I’m a box office watcher. The numbers are an indicator of national taste and cultural health. But we’re in the midst of a pandemic; the megaplexes are closed. There’s barely a box office to watch. The usual trusted sources are now featuring headlines like “Friday Estimates: Nothing to Report.” Everything’s streaming, and streaming executives won’t tell you how anything’s doing. Our cultural health has become classified data. So the weekend of March 13 to 15 is the time a clock stopped.

What if, periodically, we turned the clock back and looked at the numbers for some other weekend? This is something I’ve been meaning to do for months, but now seems like the perfect time to start, since the past is about as close as anybody’s getting to a vacation. A few weeks ago, I wrote about Steven Soderbergh’s “Contagion” because I was curious to see how it holds up as a predictor of how we might hold up. The numbers weren’t on my mind.

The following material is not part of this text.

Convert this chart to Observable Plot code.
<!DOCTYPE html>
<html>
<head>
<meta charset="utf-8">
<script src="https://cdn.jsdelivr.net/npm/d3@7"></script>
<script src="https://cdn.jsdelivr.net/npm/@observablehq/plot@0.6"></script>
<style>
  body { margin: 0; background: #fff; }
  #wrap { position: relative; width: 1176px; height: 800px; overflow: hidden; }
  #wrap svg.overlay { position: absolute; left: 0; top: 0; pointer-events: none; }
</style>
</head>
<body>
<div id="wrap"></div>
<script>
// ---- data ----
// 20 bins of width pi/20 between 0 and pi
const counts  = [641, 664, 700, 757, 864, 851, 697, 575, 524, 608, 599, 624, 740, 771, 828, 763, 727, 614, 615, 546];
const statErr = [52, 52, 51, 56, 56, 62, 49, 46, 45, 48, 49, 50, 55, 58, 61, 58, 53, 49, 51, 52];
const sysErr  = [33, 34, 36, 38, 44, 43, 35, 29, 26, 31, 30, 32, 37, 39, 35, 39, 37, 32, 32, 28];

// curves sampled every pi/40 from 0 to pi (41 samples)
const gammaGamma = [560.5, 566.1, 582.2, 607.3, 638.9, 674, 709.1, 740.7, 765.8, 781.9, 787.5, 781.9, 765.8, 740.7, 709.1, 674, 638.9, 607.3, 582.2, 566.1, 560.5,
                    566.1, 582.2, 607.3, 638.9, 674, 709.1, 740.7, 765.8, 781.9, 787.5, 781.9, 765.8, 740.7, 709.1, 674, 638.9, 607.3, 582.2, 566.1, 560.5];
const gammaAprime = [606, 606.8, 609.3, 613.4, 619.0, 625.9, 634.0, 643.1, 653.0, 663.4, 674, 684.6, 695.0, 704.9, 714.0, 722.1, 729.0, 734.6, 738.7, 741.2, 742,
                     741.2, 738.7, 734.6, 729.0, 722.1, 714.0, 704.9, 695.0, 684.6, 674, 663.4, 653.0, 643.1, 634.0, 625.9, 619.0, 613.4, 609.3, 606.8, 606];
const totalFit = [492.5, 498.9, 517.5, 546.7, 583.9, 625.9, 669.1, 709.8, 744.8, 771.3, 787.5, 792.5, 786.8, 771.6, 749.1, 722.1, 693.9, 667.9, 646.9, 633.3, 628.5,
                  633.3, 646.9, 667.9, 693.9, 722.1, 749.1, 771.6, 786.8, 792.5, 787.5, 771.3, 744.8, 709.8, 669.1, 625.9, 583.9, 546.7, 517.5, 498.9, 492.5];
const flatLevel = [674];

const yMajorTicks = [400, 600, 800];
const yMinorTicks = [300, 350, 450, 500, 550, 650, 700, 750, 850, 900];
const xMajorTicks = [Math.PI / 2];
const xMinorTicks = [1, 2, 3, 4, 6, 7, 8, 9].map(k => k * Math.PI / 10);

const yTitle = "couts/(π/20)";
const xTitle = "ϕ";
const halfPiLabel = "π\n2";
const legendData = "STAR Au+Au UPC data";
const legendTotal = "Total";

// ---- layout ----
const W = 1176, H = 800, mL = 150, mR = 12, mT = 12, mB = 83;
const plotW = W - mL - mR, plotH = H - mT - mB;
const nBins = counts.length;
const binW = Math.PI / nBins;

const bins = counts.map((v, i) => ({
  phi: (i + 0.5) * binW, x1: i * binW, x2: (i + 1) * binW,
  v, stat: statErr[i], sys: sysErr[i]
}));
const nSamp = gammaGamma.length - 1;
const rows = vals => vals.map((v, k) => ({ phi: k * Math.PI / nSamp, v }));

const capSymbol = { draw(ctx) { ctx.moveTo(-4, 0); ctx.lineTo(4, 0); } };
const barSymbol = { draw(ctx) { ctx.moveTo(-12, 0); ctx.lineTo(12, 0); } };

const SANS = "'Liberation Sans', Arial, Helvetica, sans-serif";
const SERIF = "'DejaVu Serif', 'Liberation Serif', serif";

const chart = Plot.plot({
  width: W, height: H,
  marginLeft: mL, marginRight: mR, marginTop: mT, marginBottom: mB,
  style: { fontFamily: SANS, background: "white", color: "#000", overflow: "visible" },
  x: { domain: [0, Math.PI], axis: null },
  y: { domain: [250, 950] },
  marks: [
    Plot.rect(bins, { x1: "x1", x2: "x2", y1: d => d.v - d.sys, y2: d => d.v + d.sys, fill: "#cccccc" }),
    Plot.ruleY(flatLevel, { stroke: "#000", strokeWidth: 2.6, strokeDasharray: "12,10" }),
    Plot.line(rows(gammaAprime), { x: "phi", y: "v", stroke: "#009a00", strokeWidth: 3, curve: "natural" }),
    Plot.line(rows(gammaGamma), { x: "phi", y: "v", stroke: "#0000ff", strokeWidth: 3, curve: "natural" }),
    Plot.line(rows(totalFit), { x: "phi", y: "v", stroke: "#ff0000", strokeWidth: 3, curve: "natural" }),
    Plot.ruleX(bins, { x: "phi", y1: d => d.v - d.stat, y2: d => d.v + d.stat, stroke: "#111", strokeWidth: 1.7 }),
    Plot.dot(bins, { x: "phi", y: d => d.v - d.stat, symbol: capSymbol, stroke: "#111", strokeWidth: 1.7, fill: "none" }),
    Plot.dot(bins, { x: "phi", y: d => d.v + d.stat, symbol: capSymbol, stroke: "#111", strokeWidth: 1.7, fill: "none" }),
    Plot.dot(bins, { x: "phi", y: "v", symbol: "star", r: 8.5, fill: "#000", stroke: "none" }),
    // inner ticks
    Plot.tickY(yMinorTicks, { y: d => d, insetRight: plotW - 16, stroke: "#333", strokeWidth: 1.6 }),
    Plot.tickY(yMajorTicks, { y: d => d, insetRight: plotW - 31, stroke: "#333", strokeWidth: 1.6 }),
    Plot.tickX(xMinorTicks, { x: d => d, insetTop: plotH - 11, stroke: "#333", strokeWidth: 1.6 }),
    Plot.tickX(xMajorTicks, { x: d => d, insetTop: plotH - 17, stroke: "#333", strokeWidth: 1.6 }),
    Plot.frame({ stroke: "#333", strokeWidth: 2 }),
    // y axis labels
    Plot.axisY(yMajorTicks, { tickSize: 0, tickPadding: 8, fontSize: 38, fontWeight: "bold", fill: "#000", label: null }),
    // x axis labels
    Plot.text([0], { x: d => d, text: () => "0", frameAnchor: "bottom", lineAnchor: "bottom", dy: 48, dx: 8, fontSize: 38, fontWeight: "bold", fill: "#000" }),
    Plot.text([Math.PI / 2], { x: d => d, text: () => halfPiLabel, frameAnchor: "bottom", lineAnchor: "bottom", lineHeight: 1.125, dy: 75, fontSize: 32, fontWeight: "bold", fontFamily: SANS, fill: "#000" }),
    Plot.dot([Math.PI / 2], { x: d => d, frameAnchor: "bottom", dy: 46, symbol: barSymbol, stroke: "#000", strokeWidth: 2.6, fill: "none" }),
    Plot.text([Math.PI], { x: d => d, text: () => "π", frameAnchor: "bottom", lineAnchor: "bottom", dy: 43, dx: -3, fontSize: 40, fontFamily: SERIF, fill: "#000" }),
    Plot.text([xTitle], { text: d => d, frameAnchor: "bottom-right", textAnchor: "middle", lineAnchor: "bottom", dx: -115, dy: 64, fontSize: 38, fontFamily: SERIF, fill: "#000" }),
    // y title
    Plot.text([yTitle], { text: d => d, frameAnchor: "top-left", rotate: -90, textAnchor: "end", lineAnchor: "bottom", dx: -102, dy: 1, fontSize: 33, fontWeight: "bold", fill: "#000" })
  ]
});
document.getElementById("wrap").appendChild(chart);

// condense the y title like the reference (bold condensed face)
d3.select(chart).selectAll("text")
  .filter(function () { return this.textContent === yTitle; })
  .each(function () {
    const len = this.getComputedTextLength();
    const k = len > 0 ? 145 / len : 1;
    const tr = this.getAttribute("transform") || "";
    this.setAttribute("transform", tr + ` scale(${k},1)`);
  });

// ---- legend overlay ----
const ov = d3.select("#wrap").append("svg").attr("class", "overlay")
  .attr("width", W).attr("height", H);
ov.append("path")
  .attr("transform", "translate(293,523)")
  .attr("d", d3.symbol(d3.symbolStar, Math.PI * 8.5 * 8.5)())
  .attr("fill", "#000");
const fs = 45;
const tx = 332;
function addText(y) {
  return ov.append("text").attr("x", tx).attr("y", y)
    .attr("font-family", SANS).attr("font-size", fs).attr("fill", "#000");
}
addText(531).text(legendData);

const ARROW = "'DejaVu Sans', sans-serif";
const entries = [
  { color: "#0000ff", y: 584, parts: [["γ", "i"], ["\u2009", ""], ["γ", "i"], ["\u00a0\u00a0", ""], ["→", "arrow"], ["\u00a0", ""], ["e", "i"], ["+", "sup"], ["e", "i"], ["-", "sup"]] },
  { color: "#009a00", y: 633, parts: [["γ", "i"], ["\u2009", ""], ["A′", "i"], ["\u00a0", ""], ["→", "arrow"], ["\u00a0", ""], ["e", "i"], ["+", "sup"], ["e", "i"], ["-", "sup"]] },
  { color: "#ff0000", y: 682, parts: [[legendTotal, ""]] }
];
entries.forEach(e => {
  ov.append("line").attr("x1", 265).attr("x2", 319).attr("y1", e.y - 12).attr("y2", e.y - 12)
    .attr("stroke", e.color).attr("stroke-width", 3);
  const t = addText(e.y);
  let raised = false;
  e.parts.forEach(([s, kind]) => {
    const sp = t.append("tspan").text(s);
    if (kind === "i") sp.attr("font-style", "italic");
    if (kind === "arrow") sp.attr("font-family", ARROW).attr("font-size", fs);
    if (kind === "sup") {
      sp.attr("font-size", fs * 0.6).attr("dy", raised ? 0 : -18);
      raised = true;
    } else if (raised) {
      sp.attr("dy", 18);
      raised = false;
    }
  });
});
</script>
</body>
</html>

So let’s do something perfectly obvious and go back 25 years to 1995 and the weekend of March 24 to 26, when North America’s No. 1 movie, for a third week, was “Outbreak,” the killer-virus thriller with Drs. Dustin Hoffman and Cuba Gooding Jr. trying to catch a lethally adorable pet monkey that Patrick Dempsey imports from Africa.

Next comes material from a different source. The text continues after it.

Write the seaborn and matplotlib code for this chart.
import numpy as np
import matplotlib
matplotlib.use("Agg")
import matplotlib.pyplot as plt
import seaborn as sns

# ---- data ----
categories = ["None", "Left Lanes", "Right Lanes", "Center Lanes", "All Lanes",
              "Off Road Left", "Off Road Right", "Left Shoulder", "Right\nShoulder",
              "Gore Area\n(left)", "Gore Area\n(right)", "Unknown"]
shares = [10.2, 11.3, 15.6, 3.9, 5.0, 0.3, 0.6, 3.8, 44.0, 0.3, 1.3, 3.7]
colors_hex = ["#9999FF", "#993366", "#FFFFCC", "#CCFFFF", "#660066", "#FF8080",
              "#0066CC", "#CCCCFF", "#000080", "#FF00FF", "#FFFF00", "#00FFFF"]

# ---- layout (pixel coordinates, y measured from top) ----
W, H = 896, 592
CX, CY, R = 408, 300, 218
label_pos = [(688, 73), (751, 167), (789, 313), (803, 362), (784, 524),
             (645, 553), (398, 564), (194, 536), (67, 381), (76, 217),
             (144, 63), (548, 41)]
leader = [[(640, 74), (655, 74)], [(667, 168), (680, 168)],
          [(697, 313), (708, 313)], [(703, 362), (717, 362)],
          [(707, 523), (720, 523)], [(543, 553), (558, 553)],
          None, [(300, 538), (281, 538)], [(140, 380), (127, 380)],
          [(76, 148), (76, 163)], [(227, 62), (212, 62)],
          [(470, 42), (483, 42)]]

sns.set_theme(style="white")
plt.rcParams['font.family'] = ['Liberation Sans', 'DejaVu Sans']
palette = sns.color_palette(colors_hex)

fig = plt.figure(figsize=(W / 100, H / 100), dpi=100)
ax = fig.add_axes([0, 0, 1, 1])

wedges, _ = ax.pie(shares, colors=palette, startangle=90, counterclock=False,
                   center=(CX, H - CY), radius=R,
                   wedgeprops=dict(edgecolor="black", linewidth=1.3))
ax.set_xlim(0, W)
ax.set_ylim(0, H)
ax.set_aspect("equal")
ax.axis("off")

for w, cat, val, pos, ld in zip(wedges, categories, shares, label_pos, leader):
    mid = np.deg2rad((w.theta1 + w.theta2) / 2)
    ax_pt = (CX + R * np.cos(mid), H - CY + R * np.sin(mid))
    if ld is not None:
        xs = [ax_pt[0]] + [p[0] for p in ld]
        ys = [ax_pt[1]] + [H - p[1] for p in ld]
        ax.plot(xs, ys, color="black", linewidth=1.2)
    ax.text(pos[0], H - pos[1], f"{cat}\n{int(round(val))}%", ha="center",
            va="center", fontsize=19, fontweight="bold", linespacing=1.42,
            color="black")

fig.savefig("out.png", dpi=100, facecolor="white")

Domestic Box Office, March 24-26, 1995
1. ”Outbreak”

2. “Major Payne”

3. “Dolores Claiborne”

4. “The Madness of King George”

5. “The Secret of Roan Inish”

6. “Man of the House”

7. “Tall Tale”

8. “Just Cause”

9. “Candyman: Farewell to the Flesh”

10. “Bye Bye Love”

By then, “Outbreak,” directed by Wolfgang Petersen (the hitmaker, just off “In the Line of Fire” and on his way to “Air Force One”), had grossed around $70 million in today’s money and arrived in the middle of an ebola epidemic that never took hold here. Feeling voyeuristic and, perhaps, complacent, we lined up for this — Ebola: The Ride.